The conference and hotel island Silverskär in Saltvik is building a little fishing village with a few rustic and simple but comfortable little houses for small groups gathered on Östra Klobben in Saltvik’s northern archipelago.
There are a few more hermit huts on Västra Klobben and Trutklobb, in addition to those on Sviskär.
Facilities and standard
“My hope is for a network of recreated traditional old fishing villages and houses all around Åland. The issue of transport is a challenge, however,” says principal owner Sven-Erik Holmberg.
“Staying on the island has to meet today’s requirements as regards facilities and standard but provide the same unique experience of nature that the archipelago has been providing for thousands of years.”
The target group might be people who want to get away from their comfort zone in terms of urban living, and who like outdoor challenges.
Another target group might be a group of people who want to leave stress behind and have time to socialise and have fun with their nearest and dearest in an unspoiled and naturally beautiful environment.
The simple grizzled units are built close to one another on the smooth low flat rocks.

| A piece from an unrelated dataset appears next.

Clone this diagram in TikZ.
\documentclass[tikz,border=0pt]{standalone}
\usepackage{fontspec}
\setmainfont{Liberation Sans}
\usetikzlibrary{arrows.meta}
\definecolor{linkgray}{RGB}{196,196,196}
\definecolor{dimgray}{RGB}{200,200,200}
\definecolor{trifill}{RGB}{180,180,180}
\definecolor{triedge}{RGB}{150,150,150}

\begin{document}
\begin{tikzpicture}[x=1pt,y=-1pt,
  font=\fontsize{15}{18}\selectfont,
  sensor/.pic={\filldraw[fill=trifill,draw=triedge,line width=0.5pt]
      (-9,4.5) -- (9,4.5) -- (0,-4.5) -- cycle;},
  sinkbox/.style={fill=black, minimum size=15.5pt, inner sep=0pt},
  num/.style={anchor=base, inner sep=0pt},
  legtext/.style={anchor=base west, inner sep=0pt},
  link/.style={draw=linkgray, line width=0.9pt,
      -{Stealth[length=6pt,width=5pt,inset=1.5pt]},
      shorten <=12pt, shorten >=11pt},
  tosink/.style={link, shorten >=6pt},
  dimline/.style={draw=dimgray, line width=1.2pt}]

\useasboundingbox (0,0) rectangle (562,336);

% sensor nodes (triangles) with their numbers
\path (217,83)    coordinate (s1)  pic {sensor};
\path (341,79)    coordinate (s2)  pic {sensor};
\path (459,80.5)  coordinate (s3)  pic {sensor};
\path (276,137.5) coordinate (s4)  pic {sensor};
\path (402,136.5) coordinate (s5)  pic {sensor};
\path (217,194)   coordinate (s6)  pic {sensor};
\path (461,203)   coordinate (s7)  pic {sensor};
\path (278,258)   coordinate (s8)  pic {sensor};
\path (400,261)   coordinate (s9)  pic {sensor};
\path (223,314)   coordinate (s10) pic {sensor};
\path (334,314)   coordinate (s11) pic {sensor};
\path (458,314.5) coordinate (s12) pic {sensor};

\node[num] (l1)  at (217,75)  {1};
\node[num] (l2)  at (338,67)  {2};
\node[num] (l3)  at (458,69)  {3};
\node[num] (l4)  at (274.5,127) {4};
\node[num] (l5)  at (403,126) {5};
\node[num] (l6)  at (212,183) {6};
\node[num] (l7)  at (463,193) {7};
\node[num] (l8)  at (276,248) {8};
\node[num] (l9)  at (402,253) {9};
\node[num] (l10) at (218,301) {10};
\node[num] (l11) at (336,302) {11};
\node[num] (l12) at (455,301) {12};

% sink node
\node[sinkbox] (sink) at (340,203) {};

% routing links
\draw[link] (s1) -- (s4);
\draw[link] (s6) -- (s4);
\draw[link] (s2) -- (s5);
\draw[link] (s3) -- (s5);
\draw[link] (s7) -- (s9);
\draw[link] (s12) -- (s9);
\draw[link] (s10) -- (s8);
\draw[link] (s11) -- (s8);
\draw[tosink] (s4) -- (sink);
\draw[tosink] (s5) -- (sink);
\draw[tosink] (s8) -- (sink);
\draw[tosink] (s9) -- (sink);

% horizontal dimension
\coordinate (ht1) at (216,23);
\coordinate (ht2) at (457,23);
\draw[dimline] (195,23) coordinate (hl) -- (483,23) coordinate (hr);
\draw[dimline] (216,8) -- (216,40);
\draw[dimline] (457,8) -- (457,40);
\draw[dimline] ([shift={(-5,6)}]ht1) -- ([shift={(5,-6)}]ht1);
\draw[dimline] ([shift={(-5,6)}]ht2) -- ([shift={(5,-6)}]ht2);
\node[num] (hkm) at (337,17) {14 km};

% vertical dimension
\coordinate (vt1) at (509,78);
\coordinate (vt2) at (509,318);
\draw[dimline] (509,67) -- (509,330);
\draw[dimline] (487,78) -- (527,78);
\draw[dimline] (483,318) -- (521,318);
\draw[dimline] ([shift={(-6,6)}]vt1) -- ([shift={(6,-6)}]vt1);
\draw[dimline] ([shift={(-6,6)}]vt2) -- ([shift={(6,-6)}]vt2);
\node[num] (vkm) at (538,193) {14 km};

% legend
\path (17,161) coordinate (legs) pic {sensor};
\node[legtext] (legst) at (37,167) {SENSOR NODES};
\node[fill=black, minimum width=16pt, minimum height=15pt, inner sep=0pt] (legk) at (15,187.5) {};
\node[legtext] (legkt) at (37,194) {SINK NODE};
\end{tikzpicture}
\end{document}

In principle the rooms have beds for four, a fireplace and a table and chairs.
Activities should be about living an island life – anything from carrying out traditional but in today’s terms challenging archipelago duties from bringing up the catch, cleaning the fish and cooking it over a fire to sailing or paddling and carrying out team tasks.

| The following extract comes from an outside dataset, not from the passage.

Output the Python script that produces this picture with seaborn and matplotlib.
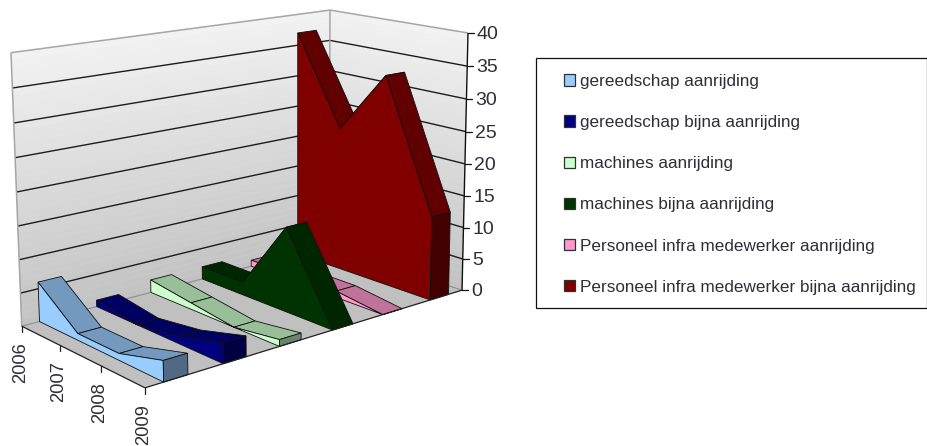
import numpy as np
import seaborn as sns
import matplotlib.pyplot as plt
from matplotlib.patches import Patch, Rectangle

years = ['2006', '2007', '2008', '2009']
value_ticks = [0, 5, 10, 15, 20, 25, 30, 35, 40]

gereedschap_aanrijding = [6, 1, 1, 3]
gereedschap_bijna = [1, 0, 1, 3]
machines_aanrijding = [2, 1, 0, 1]
machines_bijna = [2, 2, 13, 0]
personeel_aanrijding = [1, 1, 1, 0]
personeel_bijna = [37, 23, 33, 13]

labels = ['gereedschap aanrijding', 'gereedschap bijna aanrijding', 'machines aanrijding',
          'machines bijna aanrijding', 'Personeel infra medewerker aanrijding',
          'Personeel infra medewerker bijna aanrijding']
series = [gereedschap_aanrijding, gereedschap_bijna, machines_aanrijding,
          machines_bijna, personeel_aanrijding, personeel_bijna]
colors = ['#99ccff', '#000080', '#ccffcc', '#003300', '#ff99cc', '#800000']

sns.set_theme(style='white')
plt.rcParams['font.family'] = ['Liberation Sans', 'DejaVu Sans']
TEXT = '#2e2e3a'

# the old Excel 3D view: box corners (series, year, value) as they land on the picture
box = [(0, 0, 0), (6, 0, 0), (6, 3, 0), (0, 3, 0), (0, 0, 40), (6, 0, 40), (6, 3, 40)]
seen = [(21.7, 326), (329, 246), (462, 290), (145, 388), (11, 52.7), (330, 10), (468, 33)]
rows, rhs = [], []
for (a, b, c), (px, py) in zip(box, seen):
    rows.append([a, b, c, 1, 0, 0, 0, 0, -px * a, -px * b, -px * c])
    rows.append([0, 0, 0, 0, a, b, c, 1, -py * a, -py * b, -py * c])
    rhs += [px, py]
cam = np.append(np.linalg.lstsq(np.array(rows, float), np.array(rhs, float), rcond=None)[0], 1).reshape(3, 4)


def project(s, y, z):
    p = cam @ np.array([s, y, z, 1.0])
    return p[0] / p[2], p[1] / p[2]


def face(ax, pts, color, zorder=1, **kw):
    xy = [project(*p) for p in pts]
    ax.fill([q[0] for q in xy], [q[1] for q in xy], color=color, zorder=zorder, **kw)


def line(ax, a, b, color, lw=0.8, zorder=2):
    pa, pb = project(*a), project(*b)
    ax.plot([pa[0], pb[0]], [pa[1], pb[1]], color=color, lw=lw, solid_capstyle='butt', zorder=zorder)


def shade(color, f):
    return tuple(c * f for c in sns.desaturate(color, 1))


fig = plt.figure(figsize=(9.28, 4.46), dpi=100)
ax = fig.add_axes([0, 0, 1, 1])
ax.set_xlim(0, 928)
ax.set_ylim(446, 0)
ax.axis('off')

# floor and the two walls, grey fading out to the top
face(ax, [(0, 0, 0), (6, 0, 0), (6, 3, 0), (0, 3, 0)], '#c0c0c0', lw=0)
for z in range(40):
    g = 0.76 + 0.19 * (z + 0.5) / 40
    face(ax, [(0, 0, z), (6, 0, z), (6, 0, z + 1), (0, 0, z + 1)], (g, g, g), lw=0.3, ec=(g, g, g))
    face(ax, [(6, 0, z), (6, 3, z), (6, 3, z + 1), (6, 0, z + 1)], (g, g, g), lw=0.3, ec=(g, g, g))

for z in value_ticks[1:-1]:
    line(ax, (0, 0, z), (6, 0, z), '#1c1c1c', 1.0)
    line(ax, (6, 0, z), (6, 3, z), '#1c1c1c', 1.0)
line(ax, (0, 0, 40), (6, 0, 40), '#a6a6a6', 1.1)
line(ax, (6, 0, 40), (6, 3, 40), '#a6a6a6', 1.1)
line(ax, (0, 0, 0), (0, 0, 40), '#a6a6a6', 1.1)
line(ax, (6, 0, 0), (6, 0, 40), '#a6a6a6', 1.1)
line(ax, (0, 0, 0), (6, 0, 0), '#8c8c8c', 0.8)
line(ax, (6, 0, 0), (6, 3, 0), '#8c8c8c', 0.8)

# ribbons, last series first so the nearer ones cover it
edge = dict(ec='#101010', lw=0.6)
order = 3
for i in range(len(series) - 1, -1, -1):
    vals, col = series[i], colors[i]
    s0, s1 = i + 0.3, i + 0.7
    for y in range(len(years) - 1):
        face(ax, [(s0, y, vals[y]), (s1, y, vals[y]), (s1, y + 1, vals[y + 1]), (s0, y + 1, vals[y + 1])],
             shade(col, 0.75), zorder=order, **edge)
    side = [(s0, y, vals[y]) for y in range(len(years))] + [(s0, 3, 0), (s0, 0, 0)]
    face(ax, side, col, zorder=order + 1, **edge)
    face(ax, [(s0, 3, 0), (s1, 3, 0), (s1, 3, vals[3]), (s0, 3, vals[3])], shade(col, 0.52), zorder=order + 1, **edge)
    order += 2

# value axis on the right
line(ax, (6, 3, 0), (6, 3, 40), '#101010', 1.0)
for z in value_ticks:
    px, py = project(6, 3, z)
    ax.plot([px, px + 6], [py, py], color='#101010', lw=0.9, zorder=2)
    ax.text(px + 6 + 3, py + 1.5, str(z), fontsize=14, color=TEXT, ha='left', va='center')

# year axis on the floor
line(ax, (0, 0, 0), (0, 3, 0), '#202020', 0.9, zorder=order)
line(ax, (0, 3, 0), (6, 3, 0), '#202020', 0.9, zorder=order)
for y, name in enumerate(years):
    px, py = project(0, y, 0)
    ax.plot([px, px], [py, py + 6], color='#202020', lw=0.9)
    ax.text(px - 1, py + 16, name, fontsize=13.2, color=TEXT, rotation=90, ha='center', va='top')

ax.add_patch(Rectangle((536, 57.5), 391, 250, fc='white', ec='#101010', lw=0.9))
handles = [Patch(fc=c, ec='#303030', lw=0.9, label=n) for c, n in zip(colors, labels)]
ax.legend(handles=handles, loc='upper left', bbox_to_anchor=(564, 74), bbox_transform=ax.transData,
          frameon=False, fontsize=12.3, labelcolor=TEXT, handlelength=0.65, handleheight=0.65,
          handletextpad=0.3, labelspacing=1.53, borderpad=0, borderaxespad=0)

fig.savefig('out.png', dpi=100)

“What tastes delicious out here is steamed herring, such as people used to prepare in a cauldron over an open fire out in the old fishing villages and eat with potatoes,” says local manager Johan Mörn.
In the past, when large sections of the population lived from fishing, people went out and stayed in the fishing villages for weeks on end in the late summer and early autumn.
People spread their nets in the evening or fished at night and then took up the catch in the early morning.
In the morning everybody helped out with sorting out the nets and cleaning, salting and storing the fish in wooden barrels, which were then transported back to the farm and onward to the markets in the neighbouring region.
A social life but a hard one
Life in the fishing villages was social and for many young people the highlight of the year was when there was time to socialise, play and dance on the hill between work shifts. Romance flourished and bonds were sealed for life.
But it was hard as well, between fishing expeditions, especially for the older hands who were responsible for the work and had to make decisions on the basis of the weather and the wind. There was loss of both life and valuable equipment during stormy nights.
Island accommodation is available at: Bomans Stugor in Finström; Coja-fishing in Föglö, Glada Laxen on Bärö in Kumlinge; Havsgården on Kyrkogårdsö in Kökar; Jurmo Vandrarhem (hostel) on Brändö; Mekong Foods Stuga on Lökskär in Vårdö; Sandösund Resort’s Gyllenklobb in Vårdö; Pellas Gästhem on Lappo in Brändö; Silverskär Hotell & Sviskär in Saltvik.